The Spurs’ core will be 26, 25, and 24 in 2028. Not a closing window. The beginning of a prime.
The Heat Problem (or rather, the Heat Solution): a young core reaches the Finals early, absorbs the loss, comes back better. The 2004 Detroit Pistons won a title with a group shaped by early playoff exits. LeBron’s 2011 loss to Dallas rewired how he approached winning; he came back in 2012 with a different operating system and won back-to-back. The WCF series against OKC showed what this Spurs core can do when operating at ceiling level. The 4-3 series, the double-overtime opener, the WCF MVP run: none of that signals a team with a fundamental talent ceiling.
The data says this is a Heat Problem, not a Jazz Problem. Youth is the variable that separates them.
Will the Spurs Win a Championship With This Core?
Yes. The evidence points to at least one title before 2031, with 2028 and 2029 as the highest-probability windows. Three players who all improve under pressure, all on rookie contracts, with De’Aaron Fox (28), Devin Vassell (25), and Keldon Johnson (26) providing depth. Every significant contributor is still pre-decline. The franchise has demonstrated front-office competence across three consecutive drafts. The comp that fits best is the Spurs themselves: they built a dynasty around Duncan at 21, gave him the right pieces over time, and let the timeline work.
Tim MacMahon said it on ESPN: “I think they’ve got this generation’s version of Duncan, Parker, and Ginobili.” The analogy holds more weight when you remember that Duncan’s first ring came at 21 and his fifth came at 31. The original Spurs dynasty ran for fifteen years. San Antonio appears to be running the same play.
What the Jordan and LeBron data tells us about Wemby’s loss gets at the psychological dimension: early Finals losses at this age tend to produce obsession rather than resignation. Wembanyama confirmed that himself after Game 5, and his postgame quote lands differently when you know the historical pattern.
https://x.com/AirlessJordan/status/2056534001150517275
During the Western Conference Finals, Jordan Howenstine noted that the Spurs were rolling out the youngest starting lineup in the all-time history of the NBA Conference Finals, averaging 22 years and 346 days. That number has since aged into something that looks less like a stat and more like a warning.

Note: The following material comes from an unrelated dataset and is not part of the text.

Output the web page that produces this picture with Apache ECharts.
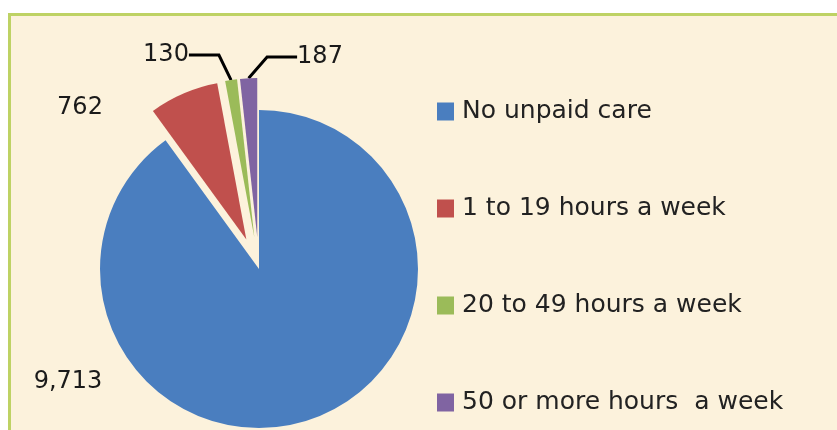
<!DOCTYPE html>
<html>
<head>
<meta charset="utf-8">
<script src="https://cdn.jsdelivr.net/npm/echarts@6/dist/echarts.min.js"></script>
<style>
  html, body { margin: 0; padding: 0; background: #fff; overflow: hidden; }
  #frame {
    position: absolute; left: 8px; top: 13px; width: 840px; height: 430px;
    background: #fcf2dc; border: 3px solid #bed264;
  }
  #main { position: absolute; left: 0; top: 0; width: 837px; height: 430px; }
</style>
</head>
<body>
<div id="frame"></div>
<div id="main"></div>
<script>
var categories = ['No unpaid care', '1 to 19 hours a week', '20 to 49 hours a week', '50 or more hours  a week']
var values = [9713, 762, 130, 187]
var colors = ['#4a7ebf', '#c0504d', '#9bbb59', '#8064a2']
// where each value label sits (text centre)
var labelSpots = [[68, 382], [80, 108], [166, 55], [320, 57]]

var pieCenter = [259, 269]
var pieRadius = 159
var explode = 32

var myChart = echarts.init(document.getElementById('main'))

// the slices, small ones pulled out
var sliceData = categories.map(function (name, i) {
    return {
        name: name,
        value: values[i],
        selected: i > 0,
        itemStyle: { color: colors[i] }
    }
})

// invisible copy, as big as the pulled-out slices reach, only for the value labels
var labelData = categories.map(function (name, i) {
    return {
        name: name,
        value: values[i],
        labelLine: { show: i >= 2 }
    }
})

var option = {
    animation: false,
    backgroundColor: 'transparent',
    legend: {
        orient: 'vertical',
        left: 437,
        top: 99,
        padding: 0,
        itemWidth: 17,
        itemHeight: 18,
        itemGap: 72,
        icon: 'rect',
        selectedMode: false,
        textStyle: { fontFamily: 'DejaVu Sans', fontSize: 25, lineHeight: 25, color: '#222', padding: [0, 0, 0, 3] },
        data: categories
    },
    series: [{
        type: 'pie',
        z: 2,
        center: pieCenter,
        radius: pieRadius,
        startAngle: 90,
        clockwise: true,
        selectedMode: 'multiple',
        selectedOffset: explode,
        silent: true,
        label: { show: false },
        labelLine: { show: false },
        data: sliceData
    }, {
        type: 'pie',
        z: 1,
        center: pieCenter,
        radius: pieRadius + explode,
        startAngle: 90,
        clockwise: true,
        silent: true,
        avoidLabelOverlap: false,
        itemStyle: { color: 'rgba(0,0,0,0)' },
        label: {
            show: true,
            position: 'outside',
            fontFamily: 'DejaVu Sans',
            fontSize: 24,
            color: '#1a1a1a',
            formatter: function (p) { return p.value.toLocaleString('en-US') }
        },
        labelLine: {
            lineStyle: { color: '#000', width: 3 }
        },
        labelLayout: function (params) {
            var s = labelSpots[params.dataIndex]
            return { x: s[0], y: s[1], align: 'center', verticalAlign: 'middle' }
        },
        data: labelData
    }]
}
myChart.setOption(option)
</script>
</body>
</html>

The Verdict: 2028 Is the Window, Not 2027
Wembanyama’s quote after Game 5 deserves to be read slowly:
“What I’m pissed about is that there’s probably 100 games before we can get back to the Finals. I’m going to have to hold that inside of me and slow down and wait.”
He is not processing grief. He is doing math. One hundred games. Two regular seasons. He knows the timeline and he’s already living inside it.
The Age Floor Test produces a clean answer: teams with Finals-level talent at age 22 and below, on rookie contracts, with competent front offices, win championships. The historical exceptions fail at least one of those three criteria. The Jazz were old. The Barkley-era Suns had the talent but not the front-office infrastructure to build around it. Anthony Davis’s early Pelicans lacked a credible second star at 22 and 23. San Antonio passes every check.
2027 is probably one year premature. The roster needs another piece, one more offseason of Castle’s shot climbing toward 38%, one more season of Harper as a primary option. The supporting cast is good, not yet championship-deep.
2028 is the window. Mark it.
The Spurs are 62-20 this season, 4-1 Finals losers, and the youngest team in that position in half a century. I ran The Age Floor Test expecting to find a cautionary tale. What I found instead was a franchise operating exactly on schedule.